(STATED TASK): Write out the entries below exactly, starting at the first line and stopping after the line that contains "0.035, 0.012, 0.003, 0.0, 0.0]"; skip all pictures.

(DATA FOR THE TASK):
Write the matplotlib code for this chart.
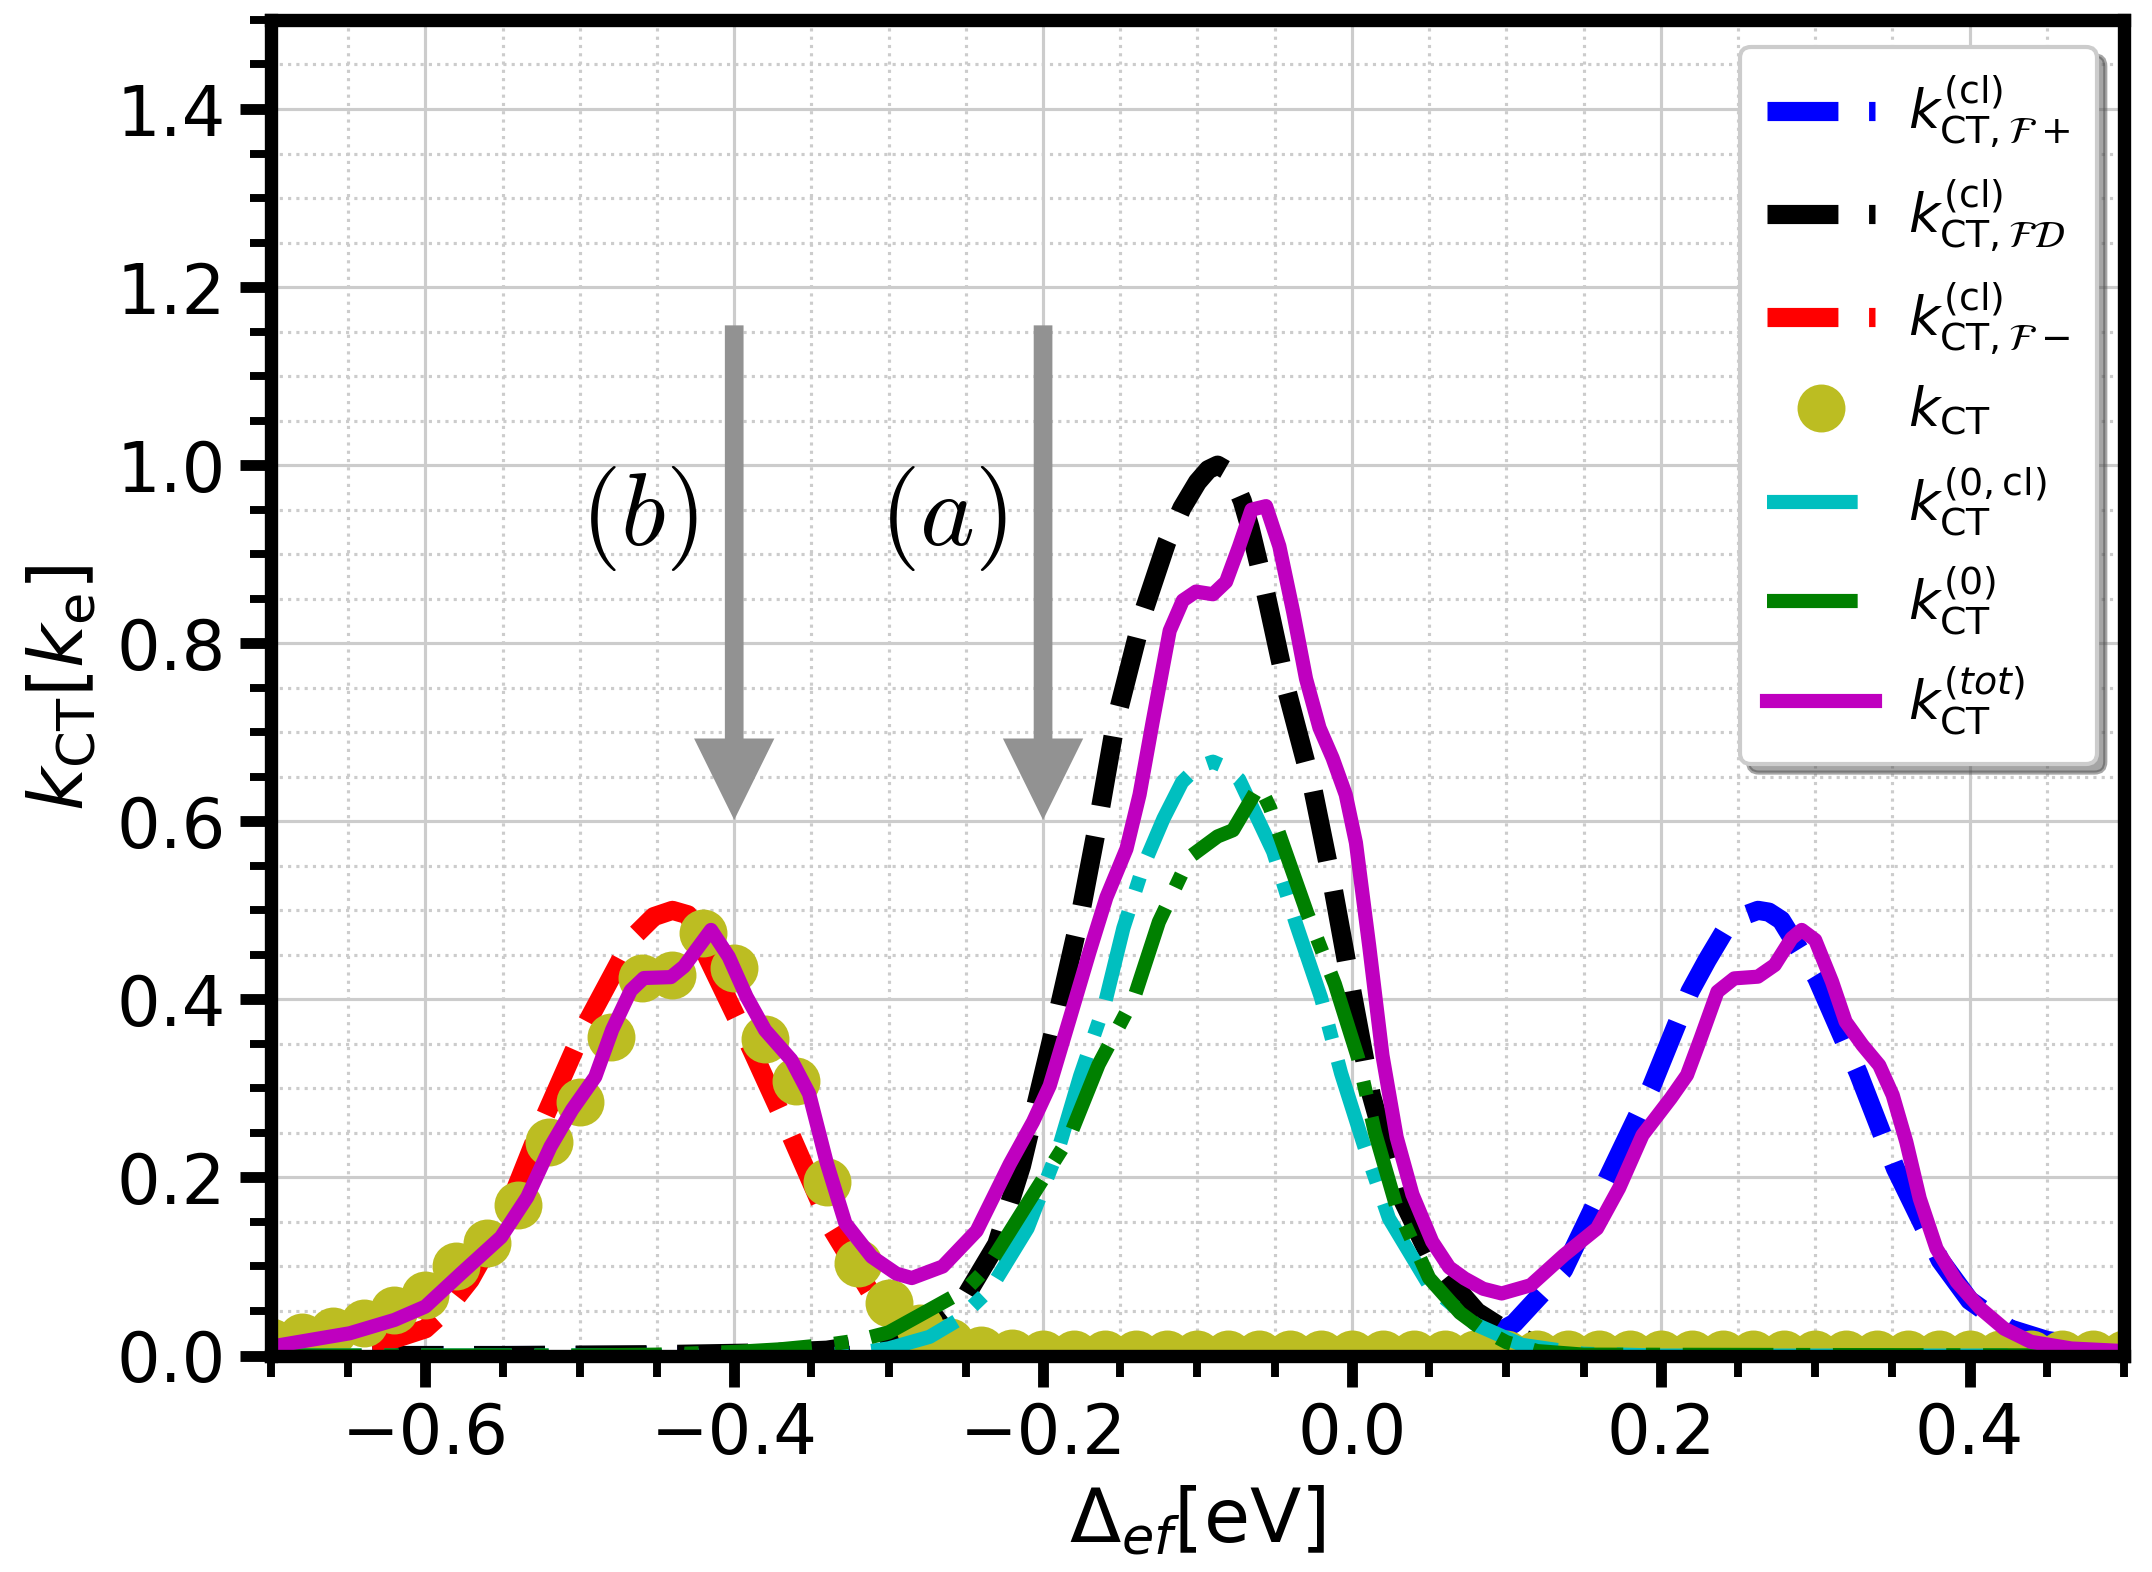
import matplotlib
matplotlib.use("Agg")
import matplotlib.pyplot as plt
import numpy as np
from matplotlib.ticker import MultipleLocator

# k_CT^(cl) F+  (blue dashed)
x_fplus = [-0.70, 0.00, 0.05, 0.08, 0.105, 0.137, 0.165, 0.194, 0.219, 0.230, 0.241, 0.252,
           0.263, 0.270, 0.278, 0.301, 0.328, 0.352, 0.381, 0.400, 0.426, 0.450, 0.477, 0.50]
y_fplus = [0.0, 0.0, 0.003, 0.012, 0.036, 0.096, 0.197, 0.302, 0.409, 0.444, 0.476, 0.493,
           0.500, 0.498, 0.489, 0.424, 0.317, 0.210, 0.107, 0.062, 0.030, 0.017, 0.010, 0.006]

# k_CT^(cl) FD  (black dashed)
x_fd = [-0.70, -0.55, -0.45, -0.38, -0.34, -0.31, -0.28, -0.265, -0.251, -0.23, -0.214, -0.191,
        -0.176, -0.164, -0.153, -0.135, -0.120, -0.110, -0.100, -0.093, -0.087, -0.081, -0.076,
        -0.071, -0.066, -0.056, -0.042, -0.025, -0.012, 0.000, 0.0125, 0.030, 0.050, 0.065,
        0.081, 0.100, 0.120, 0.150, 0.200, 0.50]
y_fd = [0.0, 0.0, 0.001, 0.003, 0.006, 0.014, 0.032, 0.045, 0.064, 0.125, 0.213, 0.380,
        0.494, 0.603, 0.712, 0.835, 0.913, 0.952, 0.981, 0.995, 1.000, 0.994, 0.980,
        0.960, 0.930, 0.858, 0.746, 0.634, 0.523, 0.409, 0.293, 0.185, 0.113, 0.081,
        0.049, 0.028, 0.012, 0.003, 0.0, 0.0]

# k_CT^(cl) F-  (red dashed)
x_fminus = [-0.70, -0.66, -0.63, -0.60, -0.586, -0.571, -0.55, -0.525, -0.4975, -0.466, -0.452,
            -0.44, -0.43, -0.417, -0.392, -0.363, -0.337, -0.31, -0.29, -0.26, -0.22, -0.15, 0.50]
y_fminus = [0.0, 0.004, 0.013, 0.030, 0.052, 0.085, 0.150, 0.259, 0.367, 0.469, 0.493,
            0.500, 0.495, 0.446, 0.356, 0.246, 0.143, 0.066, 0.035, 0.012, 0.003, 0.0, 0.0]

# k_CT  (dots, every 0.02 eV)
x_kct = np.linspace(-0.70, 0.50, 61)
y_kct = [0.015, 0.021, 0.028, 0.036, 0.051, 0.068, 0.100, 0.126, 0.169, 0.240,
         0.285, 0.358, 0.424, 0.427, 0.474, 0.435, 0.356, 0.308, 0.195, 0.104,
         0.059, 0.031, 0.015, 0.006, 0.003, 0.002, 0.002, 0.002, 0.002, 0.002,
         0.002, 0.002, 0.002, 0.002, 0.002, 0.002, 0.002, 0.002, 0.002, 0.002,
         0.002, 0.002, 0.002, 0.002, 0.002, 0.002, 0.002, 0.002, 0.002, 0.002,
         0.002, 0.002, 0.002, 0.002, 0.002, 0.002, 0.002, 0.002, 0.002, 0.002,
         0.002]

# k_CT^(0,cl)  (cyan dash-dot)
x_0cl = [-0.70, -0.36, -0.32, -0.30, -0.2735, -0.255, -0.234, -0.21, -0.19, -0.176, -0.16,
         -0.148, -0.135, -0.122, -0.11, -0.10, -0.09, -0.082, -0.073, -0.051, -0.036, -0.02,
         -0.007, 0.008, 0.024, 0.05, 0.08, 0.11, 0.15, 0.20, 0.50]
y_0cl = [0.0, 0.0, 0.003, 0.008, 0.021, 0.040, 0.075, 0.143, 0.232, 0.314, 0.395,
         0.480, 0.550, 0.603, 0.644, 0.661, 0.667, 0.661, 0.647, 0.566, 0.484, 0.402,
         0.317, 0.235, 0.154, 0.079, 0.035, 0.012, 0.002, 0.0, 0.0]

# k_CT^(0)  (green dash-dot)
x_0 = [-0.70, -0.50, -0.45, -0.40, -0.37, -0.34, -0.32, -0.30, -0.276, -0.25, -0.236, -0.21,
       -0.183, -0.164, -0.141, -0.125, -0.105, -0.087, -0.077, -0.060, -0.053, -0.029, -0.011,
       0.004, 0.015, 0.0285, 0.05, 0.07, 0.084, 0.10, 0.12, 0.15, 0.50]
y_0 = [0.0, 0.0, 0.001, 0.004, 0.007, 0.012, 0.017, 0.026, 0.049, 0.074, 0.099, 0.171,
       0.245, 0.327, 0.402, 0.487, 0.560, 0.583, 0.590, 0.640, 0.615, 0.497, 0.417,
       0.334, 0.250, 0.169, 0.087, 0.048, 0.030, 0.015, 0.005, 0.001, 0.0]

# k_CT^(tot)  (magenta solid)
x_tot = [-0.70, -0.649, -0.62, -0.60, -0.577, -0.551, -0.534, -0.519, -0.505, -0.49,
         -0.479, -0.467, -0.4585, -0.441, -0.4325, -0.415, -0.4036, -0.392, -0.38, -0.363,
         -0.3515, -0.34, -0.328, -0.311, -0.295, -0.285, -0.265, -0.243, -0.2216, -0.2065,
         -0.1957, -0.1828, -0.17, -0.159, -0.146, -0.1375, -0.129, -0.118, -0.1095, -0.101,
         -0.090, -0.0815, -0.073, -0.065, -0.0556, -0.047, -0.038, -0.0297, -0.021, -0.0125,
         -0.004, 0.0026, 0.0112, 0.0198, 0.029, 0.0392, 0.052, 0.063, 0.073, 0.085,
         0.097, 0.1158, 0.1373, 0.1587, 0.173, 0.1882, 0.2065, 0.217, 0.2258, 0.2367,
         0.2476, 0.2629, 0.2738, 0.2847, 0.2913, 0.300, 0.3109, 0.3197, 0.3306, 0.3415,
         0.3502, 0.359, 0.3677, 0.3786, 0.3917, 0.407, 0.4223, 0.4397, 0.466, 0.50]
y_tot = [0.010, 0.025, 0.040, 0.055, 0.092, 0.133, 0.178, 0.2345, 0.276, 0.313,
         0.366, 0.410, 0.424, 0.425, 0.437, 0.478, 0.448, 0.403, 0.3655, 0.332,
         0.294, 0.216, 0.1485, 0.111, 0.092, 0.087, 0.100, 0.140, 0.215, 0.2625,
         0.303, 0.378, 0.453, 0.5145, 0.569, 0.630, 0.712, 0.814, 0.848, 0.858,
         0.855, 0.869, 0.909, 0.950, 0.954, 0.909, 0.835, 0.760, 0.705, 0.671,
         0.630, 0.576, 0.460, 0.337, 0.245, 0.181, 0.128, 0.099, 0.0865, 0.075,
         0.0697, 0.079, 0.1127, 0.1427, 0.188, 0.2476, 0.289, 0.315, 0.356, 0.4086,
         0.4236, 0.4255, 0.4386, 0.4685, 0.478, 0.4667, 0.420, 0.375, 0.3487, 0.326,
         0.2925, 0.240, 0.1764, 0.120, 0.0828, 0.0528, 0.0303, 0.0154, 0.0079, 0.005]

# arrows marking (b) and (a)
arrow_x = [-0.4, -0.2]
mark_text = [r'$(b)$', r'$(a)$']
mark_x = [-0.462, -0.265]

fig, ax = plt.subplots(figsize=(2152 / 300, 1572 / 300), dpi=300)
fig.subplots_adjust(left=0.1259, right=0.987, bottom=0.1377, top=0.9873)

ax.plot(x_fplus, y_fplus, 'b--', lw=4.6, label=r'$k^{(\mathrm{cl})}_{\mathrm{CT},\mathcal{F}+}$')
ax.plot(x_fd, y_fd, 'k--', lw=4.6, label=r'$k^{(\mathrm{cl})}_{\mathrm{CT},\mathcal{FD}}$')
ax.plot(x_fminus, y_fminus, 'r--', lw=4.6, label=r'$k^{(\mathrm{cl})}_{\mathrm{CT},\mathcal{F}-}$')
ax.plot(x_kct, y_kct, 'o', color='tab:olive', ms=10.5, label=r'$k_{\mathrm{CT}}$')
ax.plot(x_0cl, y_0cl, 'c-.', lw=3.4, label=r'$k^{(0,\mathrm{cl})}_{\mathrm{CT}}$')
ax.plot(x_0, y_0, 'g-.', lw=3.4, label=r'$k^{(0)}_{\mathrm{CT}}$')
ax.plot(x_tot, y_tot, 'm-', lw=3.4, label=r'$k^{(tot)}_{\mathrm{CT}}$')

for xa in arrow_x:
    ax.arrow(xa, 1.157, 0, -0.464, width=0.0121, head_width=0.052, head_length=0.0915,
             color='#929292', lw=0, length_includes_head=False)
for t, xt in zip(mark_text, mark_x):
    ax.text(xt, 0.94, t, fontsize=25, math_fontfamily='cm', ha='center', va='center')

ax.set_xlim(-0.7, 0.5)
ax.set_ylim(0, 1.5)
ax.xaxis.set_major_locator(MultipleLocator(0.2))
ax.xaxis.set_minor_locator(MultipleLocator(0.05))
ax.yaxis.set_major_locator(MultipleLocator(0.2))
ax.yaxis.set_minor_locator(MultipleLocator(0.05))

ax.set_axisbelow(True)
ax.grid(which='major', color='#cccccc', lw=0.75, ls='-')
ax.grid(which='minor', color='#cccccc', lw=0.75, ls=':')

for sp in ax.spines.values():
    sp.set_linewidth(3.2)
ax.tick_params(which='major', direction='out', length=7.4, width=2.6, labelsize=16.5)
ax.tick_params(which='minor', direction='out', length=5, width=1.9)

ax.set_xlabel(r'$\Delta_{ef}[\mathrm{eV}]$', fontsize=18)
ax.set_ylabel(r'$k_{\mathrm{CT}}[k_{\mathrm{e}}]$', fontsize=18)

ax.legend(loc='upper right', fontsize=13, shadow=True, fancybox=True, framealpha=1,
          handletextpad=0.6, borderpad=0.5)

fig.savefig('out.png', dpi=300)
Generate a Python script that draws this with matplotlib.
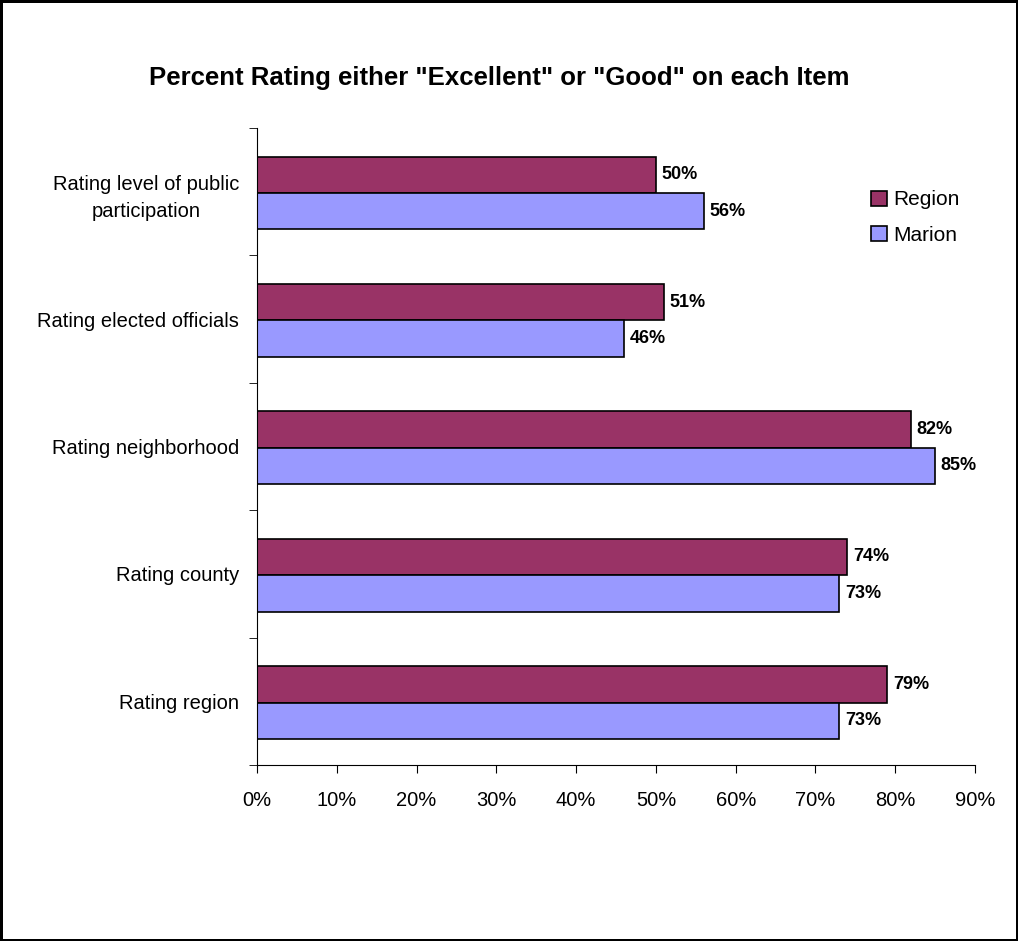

(EXERCISE OUTPUT):
Write the matplotlib code for this chart.
import matplotlib
matplotlib.use("Agg")
import matplotlib.pyplot as plt
import numpy as np
from matplotlib.ticker import MultipleLocator

# k_CT^(cl) F+  (blue dashed)
x_fplus = [-0.70, 0.00, 0.05, 0.08, 0.105, 0.137, 0.165, 0.194, 0.219, 0.230, 0.241, 0.252,
           0.263, 0.270, 0.278, 0.301, 0.328, 0.352, 0.381, 0.400, 0.426, 0.450, 0.477, 0.50]
y_fplus = [0.0, 0.0, 0.003, 0.012, 0.036, 0.096, 0.197, 0.302, 0.409, 0.444, 0.476, 0.493,
           0.500, 0.498, 0.489, 0.424, 0.317, 0.210, 0.107, 0.062, 0.030, 0.017, 0.010, 0.006]

# k_CT^(cl) FD  (black dashed)
x_fd = [-0.70, -0.55, -0.45, -0.38, -0.34, -0.31, -0.28, -0.265, -0.251, -0.23, -0.214, -0.191,
        -0.176, -0.164, -0.153, -0.135, -0.120, -0.110, -0.100, -0.093, -0.087, -0.081, -0.076,
        -0.071, -0.066, -0.056, -0.042, -0.025, -0.012, 0.000, 0.0125, 0.030, 0.050, 0.065,
        0.081, 0.100, 0.120, 0.150, 0.200, 0.50]
y_fd = [0.0, 0.0, 0.001, 0.003, 0.006, 0.014, 0.032, 0.045, 0.064, 0.125, 0.213, 0.380,
        0.494, 0.603, 0.712, 0.835, 0.913, 0.952, 0.981, 0.995, 1.000, 0.994, 0.980,
        0.960, 0.930, 0.858, 0.746, 0.634, 0.523, 0.409, 0.293, 0.185, 0.113, 0.081,
        0.049, 0.028, 0.012, 0.003, 0.0, 0.0]

# k_CT^(cl) F-  (red dashed)
x_fminus = [-0.70, -0.66, -0.63, -0.60, -0.586, -0.571, -0.55, -0.525, -0.4975, -0.466, -0.452,
            -0.44, -0.43, -0.417, -0.392, -0.363, -0.337, -0.31, -0.29, -0.26, -0.22, -0.15, 0.50]
y_fminus = [0.0, 0.004, 0.013, 0.030, 0.052, 0.085, 0.150, 0.259, 0.367, 0.469, 0.493,
            0.500, 0.495, 0.446, 0.356, 0.246, 0.143, 0.066, 0.035, 0.012, 0.003, 0.0, 0.0]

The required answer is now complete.